/---
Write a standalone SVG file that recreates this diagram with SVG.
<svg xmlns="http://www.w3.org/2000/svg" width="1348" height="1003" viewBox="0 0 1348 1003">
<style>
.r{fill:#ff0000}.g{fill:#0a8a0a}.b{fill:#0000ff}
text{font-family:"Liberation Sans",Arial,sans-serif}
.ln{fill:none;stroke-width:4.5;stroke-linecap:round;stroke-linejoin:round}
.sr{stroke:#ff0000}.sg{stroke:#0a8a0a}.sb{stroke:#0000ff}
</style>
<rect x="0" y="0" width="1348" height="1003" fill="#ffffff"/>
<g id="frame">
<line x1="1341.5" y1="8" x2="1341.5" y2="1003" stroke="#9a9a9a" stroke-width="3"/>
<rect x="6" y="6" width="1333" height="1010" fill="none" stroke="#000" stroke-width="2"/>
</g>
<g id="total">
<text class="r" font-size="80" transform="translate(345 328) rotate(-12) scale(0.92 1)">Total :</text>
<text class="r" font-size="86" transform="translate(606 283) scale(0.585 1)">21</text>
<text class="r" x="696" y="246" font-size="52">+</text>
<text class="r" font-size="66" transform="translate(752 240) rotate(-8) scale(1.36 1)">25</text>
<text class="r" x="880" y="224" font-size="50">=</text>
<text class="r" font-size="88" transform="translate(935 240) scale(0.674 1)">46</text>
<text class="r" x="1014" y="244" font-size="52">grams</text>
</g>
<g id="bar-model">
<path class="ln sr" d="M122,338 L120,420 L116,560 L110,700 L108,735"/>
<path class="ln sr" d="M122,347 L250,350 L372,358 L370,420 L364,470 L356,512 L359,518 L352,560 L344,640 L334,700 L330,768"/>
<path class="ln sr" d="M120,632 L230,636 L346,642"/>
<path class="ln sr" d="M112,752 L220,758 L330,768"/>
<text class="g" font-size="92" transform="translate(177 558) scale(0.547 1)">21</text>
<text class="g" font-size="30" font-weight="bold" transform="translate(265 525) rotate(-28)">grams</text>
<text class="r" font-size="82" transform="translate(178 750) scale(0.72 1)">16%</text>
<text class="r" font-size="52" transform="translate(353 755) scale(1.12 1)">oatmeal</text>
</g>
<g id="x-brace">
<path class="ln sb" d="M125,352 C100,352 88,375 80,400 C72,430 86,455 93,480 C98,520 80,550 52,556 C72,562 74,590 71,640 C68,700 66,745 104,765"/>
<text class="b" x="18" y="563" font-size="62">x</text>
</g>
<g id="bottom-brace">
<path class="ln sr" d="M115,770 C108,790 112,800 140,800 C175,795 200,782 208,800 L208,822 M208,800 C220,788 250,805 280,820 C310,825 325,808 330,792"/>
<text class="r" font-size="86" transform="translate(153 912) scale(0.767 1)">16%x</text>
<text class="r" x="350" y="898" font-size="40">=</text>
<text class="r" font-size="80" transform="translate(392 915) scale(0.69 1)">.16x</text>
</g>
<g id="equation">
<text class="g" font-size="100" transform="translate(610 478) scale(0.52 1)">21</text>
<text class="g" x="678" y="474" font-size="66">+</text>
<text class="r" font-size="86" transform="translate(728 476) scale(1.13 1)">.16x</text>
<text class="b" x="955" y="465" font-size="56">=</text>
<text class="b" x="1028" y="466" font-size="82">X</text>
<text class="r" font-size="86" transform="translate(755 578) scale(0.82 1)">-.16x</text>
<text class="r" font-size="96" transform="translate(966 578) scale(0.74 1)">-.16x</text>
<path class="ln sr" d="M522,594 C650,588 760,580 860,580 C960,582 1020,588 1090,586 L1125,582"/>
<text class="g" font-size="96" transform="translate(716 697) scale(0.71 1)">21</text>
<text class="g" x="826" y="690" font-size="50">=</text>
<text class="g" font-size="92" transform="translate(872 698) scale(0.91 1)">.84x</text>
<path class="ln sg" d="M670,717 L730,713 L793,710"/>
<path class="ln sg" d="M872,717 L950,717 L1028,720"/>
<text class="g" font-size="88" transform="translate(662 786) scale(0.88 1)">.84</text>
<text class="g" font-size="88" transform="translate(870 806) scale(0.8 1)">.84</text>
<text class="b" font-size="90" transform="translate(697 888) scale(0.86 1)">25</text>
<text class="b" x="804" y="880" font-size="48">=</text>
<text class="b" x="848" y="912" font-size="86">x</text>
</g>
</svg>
\---
(REQUIREMENTS)
Output the listing above without altering a single character.

(FULL ANSWER)
Write a standalone SVG file that recreates this diagram with SVG.
<svg xmlns="http://www.w3.org/2000/svg" width="1348" height="1003" viewBox="0 0 1348 1003">
<style>
.r{fill:#ff0000}.g{fill:#0a8a0a}.b{fill:#0000ff}
text{font-family:"Liberation Sans",Arial,sans-serif}
.ln{fill:none;stroke-width:4.5;stroke-linecap:round;stroke-linejoin:round}
.sr{stroke:#ff0000}.sg{stroke:#0a8a0a}.sb{stroke:#0000ff}
</style>
<rect x="0" y="0" width="1348" height="1003" fill="#ffffff"/>
<g id="frame">
<line x1="1341.5" y1="8" x2="1341.5" y2="1003" stroke="#9a9a9a" stroke-width="3"/>
<rect x="6" y="6" width="1333" height="1010" fill="none" stroke="#000" stroke-width="2"/>
</g>
<g id="total">
<text class="r" font-size="80" transform="translate(345 328) rotate(-12) scale(0.92 1)">Total :</text>
<text class="r" font-size="86" transform="translate(606 283) scale(0.585 1)">21</text>
<text class="r" x="696" y="246" font-size="52">+</text>
<text class="r" font-size="66" transform="translate(752 240) rotate(-8) scale(1.36 1)">25</text>
<text class="r" x="880" y="224" font-size="50">=</text>
<text class="r" font-size="88" transform="translate(935 240) scale(0.674 1)">46</text>
<text class="r" x="1014" y="244" font-size="52">grams</text>
</g>
<g id="bar-model">
<path class="ln sr" d="M122,338 L120,420 L116,560 L110,700 L108,735"/>
<path class="ln sr" d="M122,347 L250,350 L372,358 L370,420 L364,470 L356,512 L359,518 L352,560 L344,640 L334,700 L330,768"/>
<path class="ln sr" d="M120,632 L230,636 L346,642"/>
<path class="ln sr" d="M112,752 L220,758 L330,768"/>
<text class="g" font-size="92" transform="translate(177 558) scale(0.547 1)">21</text>
<text class="g" font-size="30" font-weight="bold" transform="translate(265 525) rotate(-28)">grams</text>
<text class="r" font-size="82" transform="translate(178 750) scale(0.72 1)">16%</text>
<text class="r" font-size="52" transform="translate(353 755) scale(1.12 1)">oatmeal</text>
</g>
<g id="x-brace">
<path class="ln sb" d="M125,352 C100,352 88,375 80,400 C72,430 86,455 93,480 C98,520 80,550 52,556 C72,562 74,590 71,640 C68,700 66,745 104,765"/>
<text class="b" x="18" y="563" font-size="62">x</text>
</g>
<g id="bottom-brace">
<path class="ln sr" d="M115,770 C108,790 112,800 140,800 C175,795 200,782 208,800 L208,822 M208,800 C220,788 250,805 280,820 C310,825 325,808 330,792"/>
<text class="r" font-size="86" transform="translate(153 912) scale(0.767 1)">16%x</text>
<text class="r" x="350" y="898" font-size="40">=</text>
<text class="r" font-size="80" transform="translate(392 915) scale(0.69 1)">.16x</text>
</g>
<g id="equation">
<text class="g" font-size="100" transform="translate(610 478) scale(0.52 1)">21</text>
<text class="g" x="678" y="474" font-size="66">+</text>
<text class="r" font-size="86" transform="translate(728 476) scale(1.13 1)">.16x</text>
<text class="b" x="955" y="465" font-size="56">=</text>
<text class="b" x="1028" y="466" font-size="82">X</text>
<text class="r" font-size="86" transform="translate(755 578) scale(0.82 1)">-.16x</text>
<text class="r" font-size="96" transform="translate(966 578) scale(0.74 1)">-.16x</text>
<path class="ln sr" d="M522,594 C650,588 760,580 860,580 C960,582 1020,588 1090,586 L1125,582"/>
<text class="g" font-size="96" transform="translate(716 697) scale(0.71 1)">21</text>
<text class="g" x="826" y="690" font-size="50">=</text>
<text class="g" font-size="92" transform="translate(872 698) scale(0.91 1)">.84x</text>
<path class="ln sg" d="M670,717 L730,713 L793,710"/>
<path class="ln sg" d="M872,717 L950,717 L1028,720"/>
<text class="g" font-size="88" transform="translate(662 786) scale(0.88 1)">.84</text>
<text class="g" font-size="88" transform="translate(870 806) scale(0.8 1)">.84</text>
<text class="b" font-size="90" transform="translate(697 888) scale(0.86 1)">25</text>
<text class="b" x="804" y="880" font-size="48">=</text>
<text class="b" x="848" y="912" font-size="86">x</text>
</g>
</svg>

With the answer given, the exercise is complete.